Problem details. Comb through the entries for "this" and pull out each line that holds it.

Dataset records
=======
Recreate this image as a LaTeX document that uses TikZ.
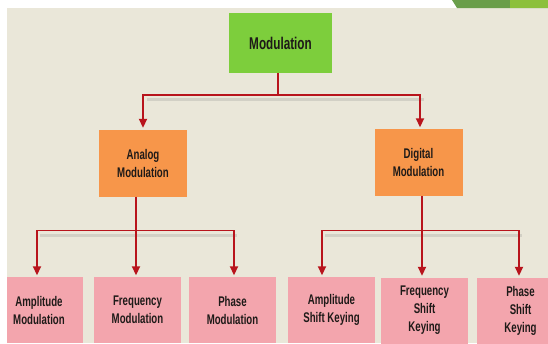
\documentclass[tikz,border=0pt]{standalone}
\usepackage{fontspec}
\setmainfont[FakeStretch=0.69]{Liberation Sans}
\usetikzlibrary{arrows.meta}
\definecolor{bgc}{HTML}{EAE7D9}
\definecolor{greenbox}{HTML}{7DCE3C}
\definecolor{orangebox}{HTML}{F7964A}
\definecolor{pinkbox}{HTML}{F3A5AD}
\definecolor{linered}{HTML}{B8141C}
\definecolor{wedgedark}{HTML}{6A9E4A}
\definecolor{wedgelight}{HTML}{8CC03C}
\definecolor{txt}{HTML}{1E1A18}
\tikzset{
  box/.style={inner sep=0pt, align=center, text=txt, font=\bfseries\fontsize{14}{18}\selectfont},
  topbox/.style={box, fill=greenbox, minimum width=103pt, minimum height=60pt, font=\bfseries\fontsize{17}{20}\selectfont},
  midbox/.style={box, fill=orangebox, minimum width=88pt, minimum height=67pt},
  leafbox/.style={box, fill=pinkbox, minimum width=87pt, minimum height=66pt},
  conn/.style={draw=linered, line width=1.8pt},
  arr/.style={conn, -{Triangle[length=9pt,width=8pt]}, shorten >=1.5pt},
  shadowline/.style={draw=black!50, opacity=0.22, line width=3pt}
}
\begin{document}
\begin{tikzpicture}[x=1pt,y=-1pt]
\useasboundingbox (0,0) rectangle (548,343);
\fill[white] (0,0) rectangle (548,343);
\fill[bgc] (7,8) rectangle (548,343);
\fill[wedgedark] (452,0) -- (548,0) -- (548,8) -- (457,8) -- cycle;
\fill[wedgelight] (510,0) rectangle (548,8);
\begin{scope}
\clip (7,8) rectangle (548,343);
% nodes
\node[topbox] (mod) at (280.5,43) {Modulation};
\node[midbox] (ana) at (143,163) {Analog\\Modulation};
\node[midbox] (dig) at (418.5,162.5) {Digital\\Modulation};
\node[leafbox] (am) at (39,310) {Amplitude\\Modulation};
\node[leafbox] (fm) at (137.5,310) {Frequency\\Modulation};
\node[leafbox] (pm) at (232.5,310) {Phase\\Modulation};
\node[leafbox] (ask) at (331.5,310) {Amplitude\\Shift Keying};
\node[leafbox] (fsk) at (424.5,310.5) {Frequency\\Shift\\Keying};
\node[leafbox] (psk) at (520.5,310.5) {Phase\\Shift\\Keying};
% junction coordinates
\coordinate (j0) at (278,95);
\coordinate (jl) at (136,230.5);
\coordinate (jr) at (422,230.5);
% shadows
\draw[shadowline] (147,99.5) -- (424,99.5);
\draw[shadowline] (40,235.5) -- (237,235.5);
\draw[shadowline] (325,235.5) -- (522,235.5);
% top connectors
\draw[conn] (mod.south -| j0) -- (j0);
\draw[arr] (j0) -| (ana.north);
\draw[arr] (j0) -| ([xshift=1.5pt]dig.north);
% left connectors
\draw[arr] (ana.south -| jl) -- (fm.north -| jl);
\draw[arr] (jl) -| ([xshift=-2pt]am.north);
\draw[arr] (jl) -| ([xshift=1.5pt]pm.north);
% right connectors
\draw[arr] (dig.south -| jr) -- (fsk.north -| jr);
\draw[arr] (jr) -| ([xshift=-9.5pt]ask.north);
\draw[arr] (jr) -| ([xshift=-1.5pt]psk.north);
\end{scope}
\end{tikzpicture}
\end{document}
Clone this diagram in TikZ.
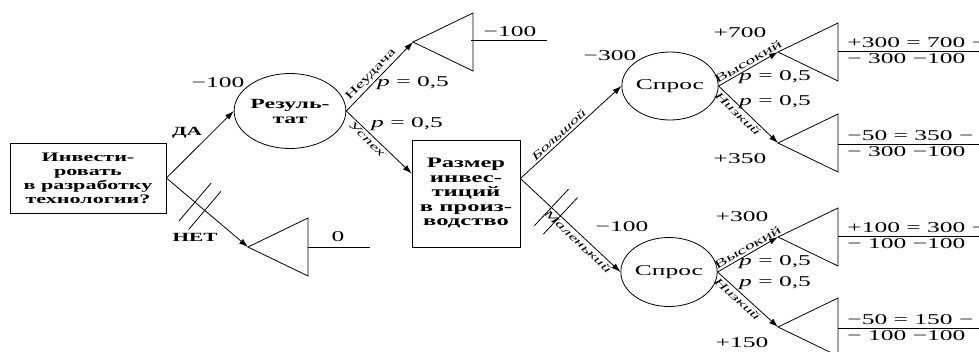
\documentclass[tikz,border=0pt]{standalone}
\usepackage{fontspec}
\setmainfont{Liberation Serif}[FakeStretch=1.7]
\usetikzlibrary{arrows.meta, shapes.geometric, calc}
\tikzset{
  every picture/.style={line width=0.8pt, x=1pt, y=-1pt},
  decision/.style={draw, rectangle, align=center, inner sep=0pt, font=\fontsize{13}{14}\selectfont\bfseries},
  chance/.style={draw, ellipse, align=center, inner sep=0pt, font=\fontsize{15}{15}\selectfont},
  arrow/.style={-{Latex[length=9pt, width=6pt]}},
  value/.style={font=\fontsize{15}{15}\selectfont, inner sep=1pt},
  answer/.style={font=\fontsize{12.5}{13}\selectfont\bfseries, inner sep=1pt},
  branch/.style={font=\fontsize{11.5}{11.5}\selectfont, sloped, inner sep=2pt},
  slanted/.style={branch, font=\fontsize{11}{11}\selectfont\itshape},
  leaf/.pic={\draw (0,0) -- (60,-29) -- (60,29) -- cycle;},
}

\begin{document}
\begin{tikzpicture}
  \clip (0,0) rectangle (979,351);
  % first decision
  \node[decision, minimum width=156, minimum height=70] (invest) at (88,178) {Инвести-\\ровать\\в разработку\\технологии?};
  \node[chance, minimum width=95, minimum height=75, font=\fontsize{14}{15}\selectfont\bfseries] (result) at (290,111) {Резуль-\\тат};
  \coordinate (none) at (248,247);
  \pic at (none) {leaf};
  \draw (308,247) -- (370,247);
  \node[value] (zero) at (338,237) {0};
  \draw[arrow] (invest.east) -- (result.west);
  \draw[arrow] (invest.east) -- (none);
  \node[answer] (yes) at (187,133) {ДА};
  \node[answer] (no) at (195,237) {НЕТ};
  \node[value] (costA) at (218,83) {−100};
  \coordinate (m1) at ($(invest.east)!0.35!(none)$);
  \coordinate (m2) at ($(invest.east)!0.47!(none)$);
  \draw ($(m1)!25pt!90:(none)$) -- ($(m1)!25pt!-90:(none)$);
  \draw ($(m2)!25pt!90:(none)$) -- ($(m2)!25pt!-90:(none)$);
  % research result
  \coordinate (fail) at (413,42);
  \pic at (fail) {leaf};
  \draw (471,40) -- (547,40);
  \node[value] (loss) at (510,32) {−100};
  \node[decision, minimum width=108, minimum height=107, font=\fontsize{14.5}{14.5}\selectfont\bfseries] (size) at (466,193.5) {Размер\\инвес-\\тиций\\в произ-\\водство};
  \draw[arrow] (result.east) -- node[branch, above, pos=0.45] {Неудача} (fail);
  \draw[arrow] (result.east) -- node[slanted, below, pos=0.38] {Успех} ([yshift=20pt]size.west);
  \node[value] (pFail) at (413,83) {\textit{p} = 0,5};
  \node[value] (pWin) at (407,124) {\textit{p} = 0,5};
  % production size
  \node[chance, minimum width=83, minimum height=68] (demandA) at (670,86) {Спрос};
  \node[chance, minimum width=82, minimum height=69] (demandB) at (669,272) {Спрос};
  \coordinate (fork) at ([yshift=15pt]size.east);
  \draw[arrow] (fork) -- node[slanted, above, pos=0.42] {Большой} (demandA.west);
  \draw[arrow] (fork) -- node[slanted, below, pos=0.62] {Маленький} (demandB.west);
  \node[value] (costB) at (610,56) {−300};
  \node[value] (costC) at (622,227) {−100};
  \coordinate (m3) at ($(fork)!0.31!(demandB.west)$);
  \coordinate (m4) at ($(fork)!0.40!(demandB.west)$);
  \draw ($(m3)!25pt!90:(demandB.west)$) -- ($(m3)!25pt!-90:(demandB.west)$);
  \draw ($(m4)!25pt!90:(demandB.west)$) -- ($(m4)!25pt!-90:(demandB.west)$);
  % big plant
  \coordinate (hiA) at (778,52);
  \coordinate (loA) at (778,143);
  \pic at (hiA) {leaf};
  \pic at (loA) {leaf};
  \draw[arrow] (demandA.east) -- node[branch, above, pos=0.55] {Высокий} (hiA);
  \draw[arrow] (demandA.east) -- node[slanted, below, pos=0.4] {Низкий} (loA);
  \node[value] (gainA) at (740,33) {+700};
  \node[value] (gainB) at (740,159) {+350};
  \node[value] (pA1) at (775,77) {\textit{p} = 0,5};
  \node[value] (pA2) at (775,102) {\textit{p} = 0,5};
  \draw (838,51) -- (979,51);
  \draw (838,144) -- (979,144);
  \node[value, anchor=base west] (resA1) at (846,47) {+300 = 700 −};
  \node[value, anchor=base west] (resA2) at (846,63) {− 300 −100};
  \node[value, anchor=base west] (resA3) at (846,140) {−50 = 350 −};
  \node[value, anchor=base west] (resA4) at (846,156) {− 300 −100};
  % small plant
  \coordinate (hiB) at (778,237);
  \coordinate (loB) at (778,327);
  \pic at (hiB) {leaf};
  \pic at (loB) {leaf};
  \draw[arrow] (demandB.east) -- node[branch, above, pos=0.55] {Высокий} (hiB);
  \draw[arrow] (demandB.east) -- node[slanted, below, pos=0.4] {Низкий} (loB);
  \node[value] (gainC) at (742,217) {+300};
  \node[value] (gainD) at (742,343) {+150};
  \node[value] (pB1) at (775,262) {\textit{p} = 0,5};
  \node[value] (pB2) at (775,283) {\textit{p} = 0,5};
  \draw (838,236) -- (979,236);
  \draw (838,328) -- (979,328);
  \node[value, anchor=base west] (resB1) at (846,232) {+100 = 300 −};
  \node[value, anchor=base west] (resB2) at (846,248) {− 100 −100};
  \node[value, anchor=base west] (resB3) at (846,324) {−50 = 150 −};
  \node[value, anchor=base west] (resB4) at (846,340) {− 100 −100};
\end{tikzpicture}
\end{document}
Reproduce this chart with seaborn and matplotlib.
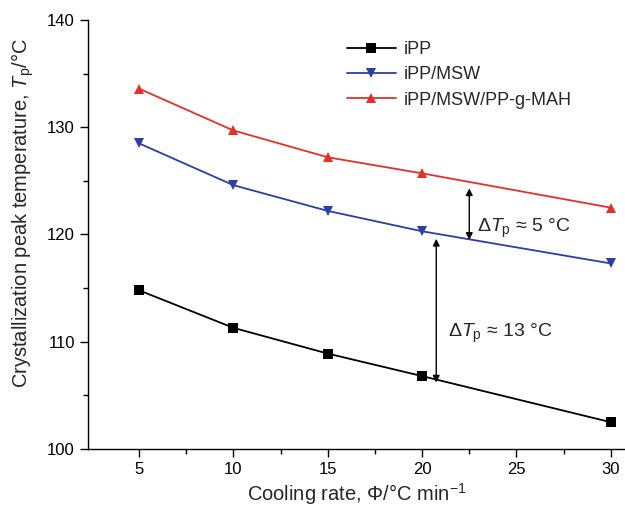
=======
Completed exercise.
Recreate this image as a LaTeX document that uses TikZ.
Clone this diagram in TikZ.
Reproduce this chart with seaborn and matplotlib.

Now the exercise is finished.